For the first time, a former army chief, retired Gen. V.K. Singh, has been elected an MP. The general, Modi’s candidate in Ghaziabad, won big — by over 5 lakh votes in a margin comparable to that of the Prime Minister-designate himself in Vadodara — over the Congress’ Raj Babbar.
The irony of the general, who had as army chief challenged the Manmohan Singh government in the Supreme Court in an age dispute, walking into South Block in a different capacity would be striking. But in the record of past transitions, defence ministers have usually maintained continuity and not tinkered with the security establishment.
The risks of appointing V.K. Singh defence minister may be too much — even for a government with a single-party majority such as Modi’s — because of questions over conflict of interest. Current army chief Gen. Bikram Singh and army chief-designate Lt Gen. Dalbir Singh Suhag have been accused by V.K. Singh’s supporters of having vested interests.
But the BJP enjoys a traditional rapport with men in uniform. The country also last went to war (or a mini-war) under the BJP-led government of Atal Bihari Vajpayee in Kargil in 1999.
Two years later, after an attack on Parliament, the military was mobilised and sent to the western front where it was face-to-face with Pakistani troops for a year in “Operation Parakram”, the brainchild of Vajpayee’s national security adviser, the late Brajesh Mishra. It was when the troops were mobilised that the burning of the Sabarmati Express in Godhra happened, followed by the Gujarat pogrom.
This time, Modi’s choice of defence minister will be shaped not only by the candidate’s proximity to him but also the individual’s grasp of the subject.
Within the armed forces under the UPA government, a constant refrain had been that A.K. Antony was either unwilling or unable to tackle military issues deftly.
Vajpayee had chosen George Fernandes, who was an ally in the NDA and not from his own party.

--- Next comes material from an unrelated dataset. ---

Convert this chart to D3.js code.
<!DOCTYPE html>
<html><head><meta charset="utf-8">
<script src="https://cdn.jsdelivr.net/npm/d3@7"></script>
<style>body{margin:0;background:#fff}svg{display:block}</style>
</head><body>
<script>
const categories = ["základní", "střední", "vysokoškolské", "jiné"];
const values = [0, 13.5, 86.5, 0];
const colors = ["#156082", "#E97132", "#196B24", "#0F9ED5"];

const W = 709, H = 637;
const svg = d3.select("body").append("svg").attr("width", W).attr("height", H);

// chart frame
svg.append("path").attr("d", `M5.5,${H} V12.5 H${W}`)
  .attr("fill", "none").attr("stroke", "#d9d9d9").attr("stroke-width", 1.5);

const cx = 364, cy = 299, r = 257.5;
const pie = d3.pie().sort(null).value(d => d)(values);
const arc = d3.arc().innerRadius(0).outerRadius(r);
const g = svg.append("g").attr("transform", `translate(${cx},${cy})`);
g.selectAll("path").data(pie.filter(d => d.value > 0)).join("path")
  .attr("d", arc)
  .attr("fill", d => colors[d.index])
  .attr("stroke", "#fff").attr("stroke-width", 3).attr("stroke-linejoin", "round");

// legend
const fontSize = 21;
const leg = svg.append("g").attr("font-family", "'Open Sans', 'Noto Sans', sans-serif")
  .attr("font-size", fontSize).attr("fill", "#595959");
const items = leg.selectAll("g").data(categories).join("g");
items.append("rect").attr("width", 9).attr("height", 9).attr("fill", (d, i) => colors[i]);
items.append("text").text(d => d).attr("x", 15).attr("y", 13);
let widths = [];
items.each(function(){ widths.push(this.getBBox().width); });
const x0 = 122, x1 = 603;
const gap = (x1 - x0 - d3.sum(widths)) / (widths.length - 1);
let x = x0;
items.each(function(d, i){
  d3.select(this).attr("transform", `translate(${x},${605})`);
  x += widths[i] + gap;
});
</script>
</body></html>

Congress-led governments have almost always kept the defence portfolio for a senior member of the party (Pranab Mukherjee, followed by Antony under the UPA). Modi doesn’t have the compulsions of a coalition to choose someone from outside his party.
The name of Rajnath Singh is counted among the probables. The BJP president is said to have been instrumental in drafting V.K. Singh. Ghaziabad, from where the former general won, is Rajnath’s former constituency.

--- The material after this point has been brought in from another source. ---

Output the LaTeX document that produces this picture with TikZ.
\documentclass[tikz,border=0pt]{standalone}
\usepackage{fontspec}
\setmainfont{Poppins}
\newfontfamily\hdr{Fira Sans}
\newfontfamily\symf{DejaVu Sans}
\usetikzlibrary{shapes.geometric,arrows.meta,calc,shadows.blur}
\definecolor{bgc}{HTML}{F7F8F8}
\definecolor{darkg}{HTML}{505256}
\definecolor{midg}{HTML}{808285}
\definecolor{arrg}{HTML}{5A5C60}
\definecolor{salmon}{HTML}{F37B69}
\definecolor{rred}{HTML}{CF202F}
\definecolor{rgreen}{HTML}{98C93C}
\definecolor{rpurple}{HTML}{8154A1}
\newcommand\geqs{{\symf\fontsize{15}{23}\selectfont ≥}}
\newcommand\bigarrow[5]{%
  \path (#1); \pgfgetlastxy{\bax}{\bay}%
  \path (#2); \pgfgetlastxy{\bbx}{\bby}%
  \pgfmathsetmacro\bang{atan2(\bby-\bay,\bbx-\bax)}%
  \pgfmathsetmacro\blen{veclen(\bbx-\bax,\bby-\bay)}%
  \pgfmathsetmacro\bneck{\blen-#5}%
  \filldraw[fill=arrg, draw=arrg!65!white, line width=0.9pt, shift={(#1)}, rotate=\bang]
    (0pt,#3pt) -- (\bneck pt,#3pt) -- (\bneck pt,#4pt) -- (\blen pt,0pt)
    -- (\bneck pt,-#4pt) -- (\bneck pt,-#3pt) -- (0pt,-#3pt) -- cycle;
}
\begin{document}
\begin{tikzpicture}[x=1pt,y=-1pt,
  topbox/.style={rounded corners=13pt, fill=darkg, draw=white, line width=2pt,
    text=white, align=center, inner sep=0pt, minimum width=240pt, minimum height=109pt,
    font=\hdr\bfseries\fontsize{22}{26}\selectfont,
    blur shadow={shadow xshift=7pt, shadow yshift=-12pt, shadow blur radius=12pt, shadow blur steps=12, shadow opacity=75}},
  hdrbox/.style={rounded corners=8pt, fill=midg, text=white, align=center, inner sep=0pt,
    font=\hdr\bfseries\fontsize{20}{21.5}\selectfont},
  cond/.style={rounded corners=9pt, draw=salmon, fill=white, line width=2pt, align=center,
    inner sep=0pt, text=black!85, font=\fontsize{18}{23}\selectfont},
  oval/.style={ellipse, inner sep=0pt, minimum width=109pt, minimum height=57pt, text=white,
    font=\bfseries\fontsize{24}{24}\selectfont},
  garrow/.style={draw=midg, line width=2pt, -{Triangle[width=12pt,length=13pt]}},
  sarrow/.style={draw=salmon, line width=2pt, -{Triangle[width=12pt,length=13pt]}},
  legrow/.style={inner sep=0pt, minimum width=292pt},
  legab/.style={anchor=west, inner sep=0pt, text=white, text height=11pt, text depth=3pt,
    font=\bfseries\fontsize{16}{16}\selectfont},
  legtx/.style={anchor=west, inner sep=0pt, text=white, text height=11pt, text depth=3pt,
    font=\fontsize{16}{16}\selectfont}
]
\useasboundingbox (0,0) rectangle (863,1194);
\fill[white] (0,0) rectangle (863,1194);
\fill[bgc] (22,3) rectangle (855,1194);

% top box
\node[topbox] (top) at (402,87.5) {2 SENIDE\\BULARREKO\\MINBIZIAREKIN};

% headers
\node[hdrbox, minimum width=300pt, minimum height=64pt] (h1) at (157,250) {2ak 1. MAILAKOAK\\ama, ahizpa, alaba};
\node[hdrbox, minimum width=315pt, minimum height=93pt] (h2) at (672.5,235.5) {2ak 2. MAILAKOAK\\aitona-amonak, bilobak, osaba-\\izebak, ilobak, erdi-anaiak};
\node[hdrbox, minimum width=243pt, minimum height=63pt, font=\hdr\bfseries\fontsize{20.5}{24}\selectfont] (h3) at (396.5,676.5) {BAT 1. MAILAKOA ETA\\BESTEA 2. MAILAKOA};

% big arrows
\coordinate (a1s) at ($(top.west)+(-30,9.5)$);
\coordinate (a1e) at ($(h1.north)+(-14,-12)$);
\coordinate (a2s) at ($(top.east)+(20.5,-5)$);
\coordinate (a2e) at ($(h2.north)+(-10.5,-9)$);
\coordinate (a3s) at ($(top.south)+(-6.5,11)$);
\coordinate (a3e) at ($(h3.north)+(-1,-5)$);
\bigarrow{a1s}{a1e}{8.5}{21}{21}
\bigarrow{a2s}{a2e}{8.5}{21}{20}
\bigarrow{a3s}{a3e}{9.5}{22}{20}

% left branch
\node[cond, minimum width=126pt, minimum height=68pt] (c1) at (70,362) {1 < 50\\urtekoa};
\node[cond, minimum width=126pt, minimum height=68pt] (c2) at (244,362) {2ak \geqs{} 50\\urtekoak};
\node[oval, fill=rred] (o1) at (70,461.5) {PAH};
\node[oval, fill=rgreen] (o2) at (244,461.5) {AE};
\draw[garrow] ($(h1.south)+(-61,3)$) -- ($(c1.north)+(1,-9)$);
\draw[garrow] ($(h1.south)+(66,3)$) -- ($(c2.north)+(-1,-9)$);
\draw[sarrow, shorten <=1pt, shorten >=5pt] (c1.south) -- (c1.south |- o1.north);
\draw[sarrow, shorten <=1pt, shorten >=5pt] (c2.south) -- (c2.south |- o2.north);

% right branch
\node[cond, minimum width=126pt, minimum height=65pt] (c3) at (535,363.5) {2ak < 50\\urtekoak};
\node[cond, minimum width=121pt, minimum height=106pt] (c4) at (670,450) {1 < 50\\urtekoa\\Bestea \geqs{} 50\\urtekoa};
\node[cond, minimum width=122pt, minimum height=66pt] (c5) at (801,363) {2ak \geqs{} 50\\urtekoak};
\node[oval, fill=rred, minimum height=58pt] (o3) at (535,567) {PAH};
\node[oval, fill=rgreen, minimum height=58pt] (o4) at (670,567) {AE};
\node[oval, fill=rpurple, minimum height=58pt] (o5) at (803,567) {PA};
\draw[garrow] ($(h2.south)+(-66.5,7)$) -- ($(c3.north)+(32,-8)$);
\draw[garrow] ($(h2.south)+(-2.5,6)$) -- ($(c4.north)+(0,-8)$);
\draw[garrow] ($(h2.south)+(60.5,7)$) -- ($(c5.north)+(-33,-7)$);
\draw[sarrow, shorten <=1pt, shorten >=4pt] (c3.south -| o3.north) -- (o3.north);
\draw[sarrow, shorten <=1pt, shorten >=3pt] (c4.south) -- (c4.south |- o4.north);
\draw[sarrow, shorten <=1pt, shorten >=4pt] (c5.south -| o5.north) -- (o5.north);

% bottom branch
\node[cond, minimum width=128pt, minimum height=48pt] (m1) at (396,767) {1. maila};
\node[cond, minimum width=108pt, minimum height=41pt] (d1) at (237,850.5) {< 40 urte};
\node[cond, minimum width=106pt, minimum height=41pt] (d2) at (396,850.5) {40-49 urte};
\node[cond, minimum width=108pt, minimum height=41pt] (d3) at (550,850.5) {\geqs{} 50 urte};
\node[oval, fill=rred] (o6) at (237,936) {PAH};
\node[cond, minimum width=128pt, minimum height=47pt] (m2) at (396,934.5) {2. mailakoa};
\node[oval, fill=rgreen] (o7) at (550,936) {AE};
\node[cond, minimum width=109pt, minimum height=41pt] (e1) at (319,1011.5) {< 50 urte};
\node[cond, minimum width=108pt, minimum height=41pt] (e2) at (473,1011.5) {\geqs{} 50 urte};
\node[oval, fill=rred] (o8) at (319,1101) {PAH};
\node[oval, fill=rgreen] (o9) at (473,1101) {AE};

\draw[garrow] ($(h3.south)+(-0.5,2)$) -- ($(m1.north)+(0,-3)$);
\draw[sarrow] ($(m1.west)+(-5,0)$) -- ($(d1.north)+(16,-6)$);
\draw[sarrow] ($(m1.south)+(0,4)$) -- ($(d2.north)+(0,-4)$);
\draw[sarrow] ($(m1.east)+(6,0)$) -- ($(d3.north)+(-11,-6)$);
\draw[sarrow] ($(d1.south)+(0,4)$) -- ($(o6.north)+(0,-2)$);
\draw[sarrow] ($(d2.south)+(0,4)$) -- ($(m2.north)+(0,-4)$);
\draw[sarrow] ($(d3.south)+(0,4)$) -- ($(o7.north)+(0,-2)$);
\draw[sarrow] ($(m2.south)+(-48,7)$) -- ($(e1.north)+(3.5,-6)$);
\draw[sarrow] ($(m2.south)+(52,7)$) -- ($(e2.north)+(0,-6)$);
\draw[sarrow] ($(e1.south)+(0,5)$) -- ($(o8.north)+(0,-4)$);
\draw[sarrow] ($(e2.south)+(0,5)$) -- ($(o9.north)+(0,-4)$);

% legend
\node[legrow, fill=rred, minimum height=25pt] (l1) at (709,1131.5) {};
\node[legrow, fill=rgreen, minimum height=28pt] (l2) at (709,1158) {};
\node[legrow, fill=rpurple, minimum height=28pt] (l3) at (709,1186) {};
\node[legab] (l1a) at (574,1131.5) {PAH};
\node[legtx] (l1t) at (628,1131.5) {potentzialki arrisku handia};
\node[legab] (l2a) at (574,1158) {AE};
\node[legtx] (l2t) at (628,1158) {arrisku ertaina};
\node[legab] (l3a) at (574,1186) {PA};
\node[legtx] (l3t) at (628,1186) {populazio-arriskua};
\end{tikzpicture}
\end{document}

The choice of a national security adviser — a post that gained importance under the Vajpayee government — would also be indicative of the direction foreign and security policies may take. In the school of security policy wonks, the hawks have usually inclined towards the BJP.
In the months ahead, when US troops withdraw from Afghanistan through Pakistan, New Delhi’s relations with its western neighbour are likely to re-enter a cycle of turbulence. Islamabad itself may have set the ball rolling last week by expelling the only two Indian journalists accredited under a government-to-government arrangement.
The list of to-do’s for Modi’s defence minister is long. Topping it are proposals for military modernisation, the air force’s need for 126 multi-role combat jets, which could cost over $20 billion (around Rs 120,000 crore), and a second line of six submarines for the navy.
In one of his first campaign rallies, accompanied by V.K. Singh, Modi had addressed ex-servicemen and held out hope that he would implement a uniform pension scheme. Antony said he had done this but veterans disputed his claim.
Also on the to-do list are proposals for defence reform. Many of these originated under the Vajpayee government. One plan, for instance, was to have the chief of defence staff as a single-point military adviser to the government. Antony had cited lack of political consensus to delay its creation. Modi, with a majority, will not have that excuse.